In non-core social lender markets – new geographic and commodity markets for the sector – new clients may be larger and more mature businesses. Thus, although pipeline building always involves reaching new clients, these new clients could be small, or relatively large, depending on the market they are in.

By reaching new borrowers in core markets, non-core geographies, and non-core commodities, pipeline building promotes growth and diversification in social lenders’ portfolios. Such diversification reduces systemic risk, and helps ensure the long-term financial sustainability of the social lender sector. Specifically, pipeline building enables:

Lending Growth in Core Markets

While many existing social lender clients require additional trade finance or other financial products as they grow, social lenders’ growth opportunities among current borrowers may be limited as competition for their business increases.

For example, in the Peruvian coffee market, 50% of CSAF clients (representing nearly 90% of disbursements) are borrowing from multiple CSAF members. Pipeline building promotes additional growth in these core social lender markets.

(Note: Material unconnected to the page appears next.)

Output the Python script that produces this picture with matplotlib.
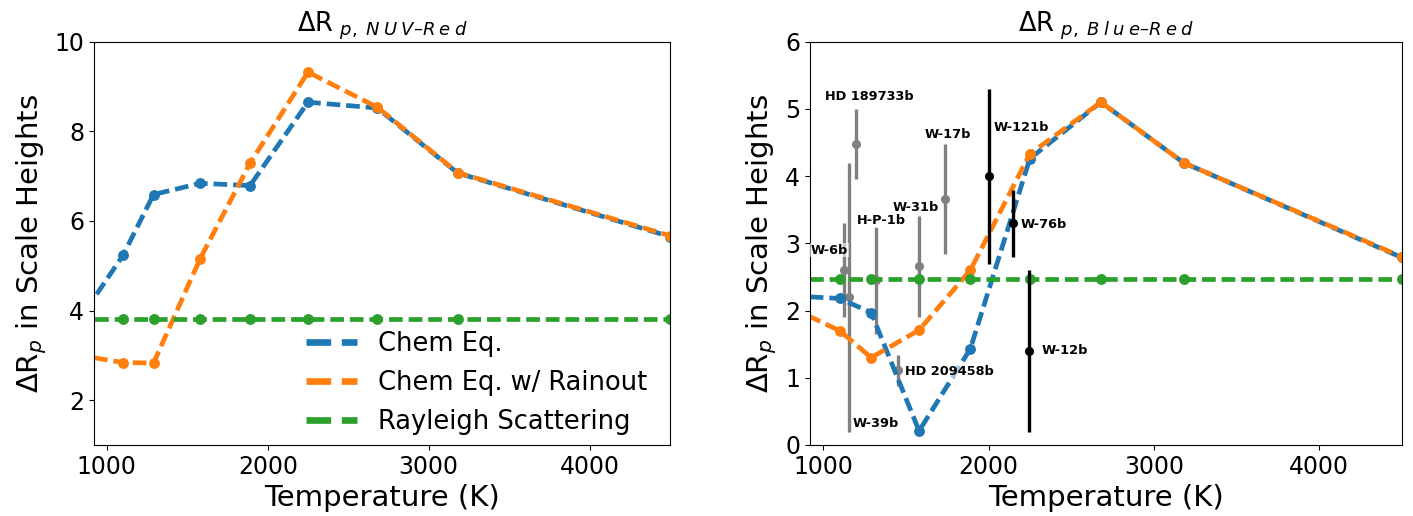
import matplotlib
matplotlib.use("Agg")
import matplotlib.pyplot as plt
from matplotlib.lines import Line2D

# Model grid temperatures (K); the first point lies just below the plotted range
temperature = [800, 1100, 1290, 1580, 1890, 2250, 2680, 3180, 4500]

# Delta R_p (NUV - Red) in scale heights
nuv_chem_eq = [3.64, 5.23, 6.59, 6.84, 6.79, 8.65, 8.52, 7.07, 5.65]
nuv_rainout = [3.02, 2.84, 2.83, 5.16, 7.29, 9.32, 8.54, 7.08, 5.67]
nuv_rayleigh = [3.82] * len(temperature)

# Delta R_p (Blue - Red) in scale heights
br_chem_eq = [2.22, 2.18, 1.97, 0.21, 1.43, 4.26, 5.10, 4.20, 2.79]
br_rainout = [2.05, 1.70, 1.30, 1.71, 2.60, 4.33, 5.10, 4.20, 2.80]
br_rayleigh = [2.47] * len(temperature)

# Observed planets
planet_names = ['HD 189733b', 'W-6b', 'W-39b', 'H-P-1b', 'W-31b',
                'HD 209458b', 'W-17b', 'W-121b', 'W-76b', 'W-12b']
planet_temp = [1201, 1124, 1155, 1321, 1582, 1452, 1739, 2000, 2149, 2245]
planet_dr = [4.48, 2.60, 2.20, 2.45, 2.66, 1.11, 3.66, 4.00, 3.30, 1.40]
planet_err = [0.52, 0.70, 2.00, 0.80, 0.75, 0.23, 0.82, 1.30, 0.50, 1.20]
planet_color = ['gray'] * 7 + ['black'] * 3

series_labels = ['Chem Eq.', 'Chem Eq. w/ Rainout', 'Rayleigh Scattering']
colors = ['#1f77b4', '#ff7f0e', '#2ca02c']

# Where each planet name sits (data coords of the text's left edge)
label_pos = {
    'HD 189733b': (1010, 5.19), 'W-6b': (926, 2.90), 'W-39b': (1177, 0.32),
    'H-P-1b': (1205, 3.34), 'W-31b': (1422, 3.54), 'HD 209458b': (1496, 1.10),
    'W-17b': (1616, 4.62), 'W-121b': (2028, 4.72), 'W-76b': (2195, 3.28),
    'W-12b': (2319, 1.40),
}

W, H = 1413, 516
fig = plt.figure(figsize=(W / 100, H / 100), dpi=100)


def px_axes(x0, x1, y_top, y_bot):
    return fig.add_axes([x0 / W, (H - y_bot) / H, (x1 - x0) / W, (y_bot - y_top) / H])


ax1 = px_axes(94, 670, 41.7, 445)
ax2 = px_axes(810, 1401.7, 41.7, 445)

LW = 3.4
DASH = (2.9, 1.25)


def draw_models(ax, series, z):
    for vals, c in zip(series, colors):
        ax.plot(temperature, vals, ls='--', dashes=DASH, lw=LW, color=c,
                marker='o', ms=6.8, zorder=z)


def spaced_word(word, gap=r'\hspace{0.24}'):
    return gap.join(word)


def spaced_title(ax, band_a, band_b):
    # letters of each band name set slightly apart, the dash kept tight
    sub = (r'\hspace{0.4}p,' + r'\hspace{0.3}' + spaced_word(band_a)
           + '–' + spaced_word(band_b))
    ax.set_title(r'$\Delta$R$_{' + sub + '}$', fontsize=18.5)


# Left panel: NUV - Red
draw_models(ax1, [nuv_chem_eq, nuv_rainout, nuv_rayleigh], 2)
ax1.set_ylim(1, 10)
ax1.set_yticks([2, 4, 6, 8, 10])
spaced_title(ax1, 'NUV', 'Red')
handles = [Line2D([], [], color=c, ls='--', lw=4.8) for c in colors]
ax1.legend(handles, series_labels, loc='lower right', frameon=False,
           fontsize=18.5, handlelength=2, bbox_to_anchor=(1.0, -0.032))

# Right panel: Blue - Red with observations
for name, t, v, e, c in zip(planet_names, planet_temp, planet_dr, planet_err, planet_color):
    z = 1 if c == 'gray' else 3
    ax2.errorbar(t, v, yerr=e, fmt='o', color=c, ms=5.5, elinewidth=2.4,
                 capsize=0, zorder=z)
    tx, ty = label_pos[name]
    ax2.text(tx, ty, name, fontsize=9.3, fontweight='bold', ha='left', va='center',
             zorder=5, bbox=dict(facecolor='white', alpha=0.6, edgecolor='none', pad=0.5))
draw_models(ax2, [br_chem_eq, br_rainout, br_rayleigh], 2)
ax2.set_ylim(0, 6)
ax2.set_yticks(range(0, 7))
spaced_title(ax2, 'Blue', 'Red')

for ax in (ax1, ax2):
    ax.set_xlim(920, 4500)
    ax.set_xticks([1000, 2000, 3000, 4000])
    ax.tick_params(labelsize=17)
    ax.set_xlabel('Temperature (K)', fontsize=21)
    ax.set_ylabel(r'$\Delta$R$_p$ in Scale Heights', fontsize=21)

fig.savefig('out.png', dpi=100)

Social lender activity is heavily concentrated in Latin America; 70% of 2013 CSAF disbursements were located in the region. This concentration is largely due to the relatively higher prevalence of well-managed producer groups in Latin America, given the region’s strong historical tradition of farmer cooperatives.

Such geographic concentration leaves social lenders vulnerable to macroeconomic fluctuations. Social lenders can mitigate this vulnerability through pipeline building activities that bring in new clients from a broader range of geographies.

Diversification of Commodities

Coffee clients represented more than 50% of CSAF members’ 2013 disbursements. In addition to the relatively stronger producer groups found in the coffee sector, this concentration is also driven by the coffee sector’s progress towards socially responsible and environmentally sustainable production.

However, this concentration leaves social lenders vulnerable to the effects of market fluctuations, as the recent coffee rust outbreak in Latin America demonstrated. The outbreak caused significant crop damage and losses, resulting in decreased demand for financing among coffee farmers. Pipeline building can therefore increase the sustainability of the social lender market through commodity diversification.

The Role of Social Lending

Although social lenders typically share similar missions and goals, they differ from one another across a number of dimensions – particularly, what level of net returns they target. This differentiation influences how specific social lenders go about building the client pipeline.

Social lenders with lower return targets (0.5% to 2.5%) typically have lower minimum loan thresholds that allow them to work with clients in less mature stages of development and with smaller loan requirements. These social lenders can work to build the client pipeline across markets, including in core social lending markets where the larger and more mature borrowers are already served.

Social lenders with relatively higher return targets (ranging from 2.5% to 5%), on the other hand, typically focus on lending to larger and more mature businesses. These lenders typically only work to build the client pipeline in new geographic and commodity markets, where some new clients may have larger financing needs.

Pipeline building can help the social lending sector improve its long-term financial sustainability and achieve its social objectives. Investors interested in supporting the growth of the social lender sector should encourage pipeline building by allowing for:

Investors targeting net returns of 0.5% to 2.5% can support lenders who focus on bringing smaller and less mature businesses into the sector as new clients – a need observed across both existing and new markets.

Investors targeting higher net returns of 2.5% to 5% can support social lenders who are building pipelines in new geographic and commodity markets, where some new clients will have large financing needs sufficient to meet investors’ return expectations.

Early Stage Financing

Currently, there is a gap in the provision of financial products and services to meet small agricultural businesses’ needs for asset financing in the US$10,000-US$50,000 loan range. It is difficult for most social lenders to make these very small loans within their current capital structures with their existing products.

An early-stage financing facility with ‘right-sized’ financial products could help address this gap. This facility would include diligence and underwriting processes that fall somewhere between the ‘character’ lending of microfinance (in which lenders assess borrowers’ reputation, community relationships, etc.) and extensive cash-flow analysis for larger working capital loans and trade finance.

Technical Assistance to Complement Investments

Technical assistance can develop and strengthen new producer groups, while helping other early-stage agricultural businesses become eligible for social lender loans. Investors should consider coupling their investments in social lender pipeline-building with grant capital for technical assistance, either by providing it directly through the social lender or through a partner technical assistance provider.

With these opportunities in mind, investors and funders should be cognisant of how critical pipeline building is to the sustainability of the social lender market and proactively encourage this work, improving the livelihoods of the world’s 450 million smallholder farmers in the process.